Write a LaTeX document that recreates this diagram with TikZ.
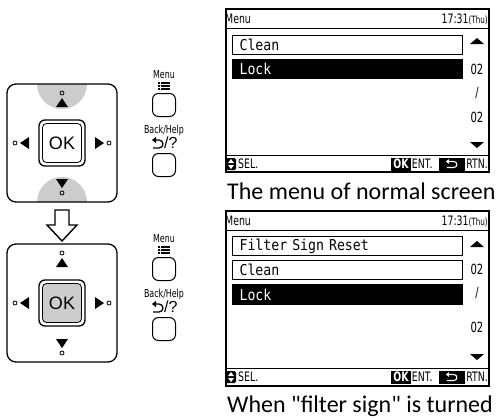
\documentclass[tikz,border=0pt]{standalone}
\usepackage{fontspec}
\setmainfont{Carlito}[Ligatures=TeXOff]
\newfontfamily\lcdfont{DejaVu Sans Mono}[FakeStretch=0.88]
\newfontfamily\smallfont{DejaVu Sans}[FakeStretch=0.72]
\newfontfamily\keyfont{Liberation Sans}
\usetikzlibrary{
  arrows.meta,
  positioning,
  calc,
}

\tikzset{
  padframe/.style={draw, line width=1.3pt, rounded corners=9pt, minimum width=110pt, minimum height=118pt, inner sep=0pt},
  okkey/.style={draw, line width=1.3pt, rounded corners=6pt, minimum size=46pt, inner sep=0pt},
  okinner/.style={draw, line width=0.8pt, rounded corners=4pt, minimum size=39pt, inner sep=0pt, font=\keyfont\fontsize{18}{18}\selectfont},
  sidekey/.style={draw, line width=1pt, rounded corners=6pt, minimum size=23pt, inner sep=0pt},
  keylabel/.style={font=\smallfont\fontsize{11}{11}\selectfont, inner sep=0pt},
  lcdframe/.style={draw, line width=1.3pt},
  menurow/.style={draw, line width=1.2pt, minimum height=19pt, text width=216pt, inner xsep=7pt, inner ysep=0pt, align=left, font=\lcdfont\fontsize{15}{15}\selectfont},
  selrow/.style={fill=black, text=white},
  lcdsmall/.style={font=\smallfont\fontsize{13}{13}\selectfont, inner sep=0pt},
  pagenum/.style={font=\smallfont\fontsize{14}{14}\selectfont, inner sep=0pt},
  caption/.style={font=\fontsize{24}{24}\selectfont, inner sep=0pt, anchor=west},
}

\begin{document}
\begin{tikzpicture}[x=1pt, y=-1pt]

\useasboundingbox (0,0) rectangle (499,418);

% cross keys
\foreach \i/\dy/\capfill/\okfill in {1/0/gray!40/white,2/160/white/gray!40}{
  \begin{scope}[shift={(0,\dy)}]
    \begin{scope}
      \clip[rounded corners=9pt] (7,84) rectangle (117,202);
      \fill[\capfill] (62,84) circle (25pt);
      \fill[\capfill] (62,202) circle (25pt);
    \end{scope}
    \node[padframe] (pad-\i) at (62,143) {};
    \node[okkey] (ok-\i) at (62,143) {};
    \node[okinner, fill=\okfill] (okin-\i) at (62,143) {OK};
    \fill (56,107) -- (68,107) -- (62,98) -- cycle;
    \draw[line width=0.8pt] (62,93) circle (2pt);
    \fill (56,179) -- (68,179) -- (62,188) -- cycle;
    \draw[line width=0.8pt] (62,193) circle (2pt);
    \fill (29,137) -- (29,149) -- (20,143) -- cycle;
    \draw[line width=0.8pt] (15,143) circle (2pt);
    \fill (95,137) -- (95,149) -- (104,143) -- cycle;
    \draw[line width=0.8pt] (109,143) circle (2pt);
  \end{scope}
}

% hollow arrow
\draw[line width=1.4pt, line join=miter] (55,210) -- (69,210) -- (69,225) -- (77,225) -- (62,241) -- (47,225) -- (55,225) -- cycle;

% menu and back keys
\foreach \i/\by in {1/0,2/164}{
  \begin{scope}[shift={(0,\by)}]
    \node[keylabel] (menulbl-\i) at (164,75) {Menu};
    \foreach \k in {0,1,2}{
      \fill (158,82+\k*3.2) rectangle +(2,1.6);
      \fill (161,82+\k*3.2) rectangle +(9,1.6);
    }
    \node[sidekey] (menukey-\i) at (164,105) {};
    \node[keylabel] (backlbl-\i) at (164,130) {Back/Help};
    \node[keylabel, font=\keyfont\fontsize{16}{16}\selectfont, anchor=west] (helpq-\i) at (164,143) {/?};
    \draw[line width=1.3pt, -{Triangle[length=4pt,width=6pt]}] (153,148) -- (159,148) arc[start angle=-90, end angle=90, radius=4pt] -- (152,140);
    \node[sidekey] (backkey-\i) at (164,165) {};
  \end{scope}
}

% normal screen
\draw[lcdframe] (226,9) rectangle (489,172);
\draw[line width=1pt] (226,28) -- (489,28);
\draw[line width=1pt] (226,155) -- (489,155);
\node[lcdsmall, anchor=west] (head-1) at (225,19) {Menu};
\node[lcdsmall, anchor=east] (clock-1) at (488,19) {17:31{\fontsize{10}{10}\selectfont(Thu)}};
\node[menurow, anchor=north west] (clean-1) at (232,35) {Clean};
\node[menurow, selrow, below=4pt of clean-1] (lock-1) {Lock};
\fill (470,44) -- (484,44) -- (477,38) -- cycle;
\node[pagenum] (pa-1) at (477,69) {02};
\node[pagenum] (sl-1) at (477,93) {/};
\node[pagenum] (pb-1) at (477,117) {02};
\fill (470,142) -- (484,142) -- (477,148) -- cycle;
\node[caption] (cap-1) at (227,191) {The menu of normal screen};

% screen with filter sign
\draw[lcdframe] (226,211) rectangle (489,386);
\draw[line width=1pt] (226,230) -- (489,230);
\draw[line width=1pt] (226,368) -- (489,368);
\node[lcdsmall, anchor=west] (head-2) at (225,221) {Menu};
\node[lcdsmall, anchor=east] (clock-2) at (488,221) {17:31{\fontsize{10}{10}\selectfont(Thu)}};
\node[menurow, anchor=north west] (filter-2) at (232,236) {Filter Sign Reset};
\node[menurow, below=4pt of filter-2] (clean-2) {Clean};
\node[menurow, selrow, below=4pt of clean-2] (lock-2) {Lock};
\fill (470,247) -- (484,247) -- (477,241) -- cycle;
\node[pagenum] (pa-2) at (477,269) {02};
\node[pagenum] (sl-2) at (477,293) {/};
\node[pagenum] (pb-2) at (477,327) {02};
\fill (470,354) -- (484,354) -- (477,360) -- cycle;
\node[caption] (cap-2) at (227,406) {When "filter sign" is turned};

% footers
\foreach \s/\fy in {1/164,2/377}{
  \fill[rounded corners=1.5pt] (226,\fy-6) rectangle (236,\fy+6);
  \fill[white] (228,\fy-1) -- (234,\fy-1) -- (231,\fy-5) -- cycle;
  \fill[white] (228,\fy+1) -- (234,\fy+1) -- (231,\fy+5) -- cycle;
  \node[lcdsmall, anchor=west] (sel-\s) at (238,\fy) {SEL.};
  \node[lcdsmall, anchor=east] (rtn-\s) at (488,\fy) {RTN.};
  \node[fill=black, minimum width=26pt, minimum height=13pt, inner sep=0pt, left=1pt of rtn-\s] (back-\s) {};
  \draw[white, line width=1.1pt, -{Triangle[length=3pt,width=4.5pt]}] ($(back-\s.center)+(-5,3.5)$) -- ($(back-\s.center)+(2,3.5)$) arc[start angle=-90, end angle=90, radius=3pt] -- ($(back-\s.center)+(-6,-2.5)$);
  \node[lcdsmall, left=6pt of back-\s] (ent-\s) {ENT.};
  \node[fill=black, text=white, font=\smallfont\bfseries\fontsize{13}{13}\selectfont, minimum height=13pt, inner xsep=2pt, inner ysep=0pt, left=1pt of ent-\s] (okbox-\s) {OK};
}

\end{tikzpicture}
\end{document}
____________________
_Objective_. From the material above, reproduce everything verbatim except the pictures.

_Solution to the problem_.
Write a LaTeX document that recreates this diagram with TikZ.
\documentclass[tikz,border=0pt]{standalone}
\usepackage{fontspec}
\setmainfont{Carlito}[Ligatures=TeXOff]
\newfontfamily\lcdfont{DejaVu Sans Mono}[FakeStretch=0.88]
\newfontfamily\smallfont{DejaVu Sans}[FakeStretch=0.72]
\newfontfamily\keyfont{Liberation Sans}
\usetikzlibrary{
  arrows.meta,
  positioning,
  calc,
}

\tikzset{
  padframe/.style={draw, line width=1.3pt, rounded corners=9pt, minimum width=110pt, minimum height=118pt, inner sep=0pt},
  okkey/.style={draw, line width=1.3pt, rounded corners=6pt, minimum size=46pt, inner sep=0pt},
  okinner/.style={draw, line width=0.8pt, rounded corners=4pt, minimum size=39pt, inner sep=0pt, font=\keyfont\fontsize{18}{18}\selectfont},
  sidekey/.style={draw, line width=1pt, rounded corners=6pt, minimum size=23pt, inner sep=0pt},
  keylabel/.style={font=\smallfont\fontsize{11}{11}\selectfont, inner sep=0pt},
  lcdframe/.style={draw, line width=1.3pt},
  menurow/.style={draw, line width=1.2pt, minimum height=19pt, text width=216pt, inner xsep=7pt, inner ysep=0pt, align=left, font=\lcdfont\fontsize{15}{15}\selectfont},
  selrow/.style={fill=black, text=white},
  lcdsmall/.style={font=\smallfont\fontsize{13}{13}\selectfont, inner sep=0pt},
  pagenum/.style={font=\smallfont\fontsize{14}{14}\selectfont, inner sep=0pt},
  caption/.style={font=\fontsize{24}{24}\selectfont, inner sep=0pt, anchor=west},
}

\begin{document}
\begin{tikzpicture}[x=1pt, y=-1pt]

\useasboundingbox (0,0) rectangle (499,418);

% cross keys
\foreach \i/\dy/\capfill/\okfill in {1/0/gray!40/white,2/160/white/gray!40}{
  \begin{scope}[shift={(0,\dy)}]
    \begin{scope}
      \clip[rounded corners=9pt] (7,84) rectangle (117,202);
      \fill[\capfill] (62,84) circle (25pt);
      \fill[\capfill] (62,202) circle (25pt);
    \end{scope}
    \node[padframe] (pad-\i) at (62,143) {};
    \node[okkey] (ok-\i) at (62,143) {};
    \node[okinner, fill=\okfill] (okin-\i) at (62,143) {OK};
    \fill (56,107) -- (68,107) -- (62,98) -- cycle;
    \draw[line width=0.8pt] (62,93) circle (2pt);
    \fill (56,179) -- (68,179) -- (62,188) -- cycle;
    \draw[line width=0.8pt] (62,193) circle (2pt);
    \fill (29,137) -- (29,149) -- (20,143) -- cycle;
    \draw[line width=0.8pt] (15,143) circle (2pt);
    \fill (95,137) -- (95,149) -- (104,143) -- cycle;
    \draw[line width=0.8pt] (109,143) circle (2pt);
  \end{scope}
}

% hollow arrow
\draw[line width=1.4pt, line join=miter] (55,210) -- (69,210) -- (69,225) -- (77,225) -- (62,241) -- (47,225) -- (55,225) -- cycle;

% menu and back keys
\foreach \i/\by in {1/0,2/164}{
  \begin{scope}[shift={(0,\by)}]
    \node[keylabel] (menulbl-\i) at (164,75) {Menu};
    \foreach \k in {0,1,2}{
      \fill (158,82+\k*3.2) rectangle +(2,1.6);
      \fill (161,82+\k*3.2) rectangle +(9,1.6);
    }
    \node[sidekey] (menukey-\i) at (164,105) {};
    \node[keylabel] (backlbl-\i) at (164,130) {Back/Help};
    \node[keylabel, font=\keyfont\fontsize{16}{16}\selectfont, anchor=west] (helpq-\i) at (164,143) {/?};
    \draw[line width=1.3pt, -{Triangle[length=4pt,width=6pt]}] (153,148) -- (159,148) arc[start angle=-90, end angle=90, radius=4pt] -- (152,140);
    \node[sidekey] (backkey-\i) at (164,165) {};
  \end{scope}
}

% normal screen
\draw[lcdframe] (226,9) rectangle (489,172);
\draw[line width=1pt] (226,28) -- (489,28);
\draw[line width=1pt] (226,155) -- (489,155);
\node[lcdsmall, anchor=west] (head-1) at (225,19) {Menu};
\node[lcdsmall, anchor=east] (clock-1) at (488,19) {17:31{\fontsize{10}{10}\selectfont(Thu)}};
\node[menurow, anchor=north west] (clean-1) at (232,35) {Clean};
\node[menurow, selrow, below=4pt of clean-1] (lock-1) {Lock};
\fill (470,44) -- (484,44) -- (477,38) -- cycle;
\node[pagenum] (pa-1) at (477,69) {02};
\node[pagenum] (sl-1) at (477,93) {/};
\node[pagenum] (pb-1) at (477,117) {02};
\fill (470,142) -- (484,142) -- (477,148) -- cycle;
\node[caption] (cap-1) at (227,191) {The menu of normal screen};

% screen with filter sign
\draw[lcdframe] (226,211) rectangle (489,386);
\draw[line width=1pt] (226,230) -- (489,230);
\draw[line width=1pt] (226,368) -- (489,368);
\node[lcdsmall, anchor=west] (head-2) at (225,221) {Menu};
\node[lcdsmall, anchor=east] (clock-2) at (488,221) {17:31{\fontsize{10}{10}\selectfont(Thu)}};
\node[menurow, anchor=north west] (filter-2) at (232,236) {Filter Sign Reset};
\node[menurow, below=4pt of filter-2] (clean-2) {Clean};
\node[menurow, selrow, below=4pt of clean-2] (lock-2) {Lock};
\fill (470,247) -- (484,247) -- (477,241) -- cycle;
\node[pagenum] (pa-2) at (477,269) {02};
\node[pagenum] (sl-2) at (477,293) {/};
\node[pagenum] (pb-2) at (477,327) {02};
\fill (470,354) -- (484,354) -- (477,360) -- cycle;
\node[caption] (cap-2) at (227,406) {When "filter sign" is turned};

% footers
\foreach \s/\fy in {1/164,2/377}{
  \fill[rounded corners=1.5pt] (226,\fy-6) rectangle (236,\fy+6);
  \fill[white] (228,\fy-1) -- (234,\fy-1) -- (231,\fy-5) -- cycle;
  \fill[white] (228,\fy+1) -- (234,\fy+1) -- (231,\fy+5) -- cycle;
  \node[lcdsmall, anchor=west] (sel-\s) at (238,\fy) {SEL.};
  \node[lcdsmall, anchor=east] (rtn-\s) at (488,\fy) {RTN.};
  \node[fill=black, minimum width=26pt, minimum height=13pt, inner sep=0pt, left=1pt of rtn-\s] (back-\s) {};
  \draw[white, line width=1.1pt, -{Triangle[length=3pt,width=4.5pt]}] ($(back-\s.center)+(-5,3.5)$) -- ($(back-\s.center)+(2,3.5)$) arc[start angle=-90, end angle=90, radius=3pt] -- ($(back-\s.center)+(-6,-2.5)$);
  \node[lcdsmall, left=6pt of back-\s] (ent-\s) {ENT.};
  \node[fill=black, text=white, font=\smallfont\bfseries\fontsize{13}{13}\selectfont, minimum height=13pt, inner xsep=2pt, inner ysep=0pt, left=1pt of ent-\s] (okbox-\s) {OK};
}

\end{tikzpicture}
\end{document}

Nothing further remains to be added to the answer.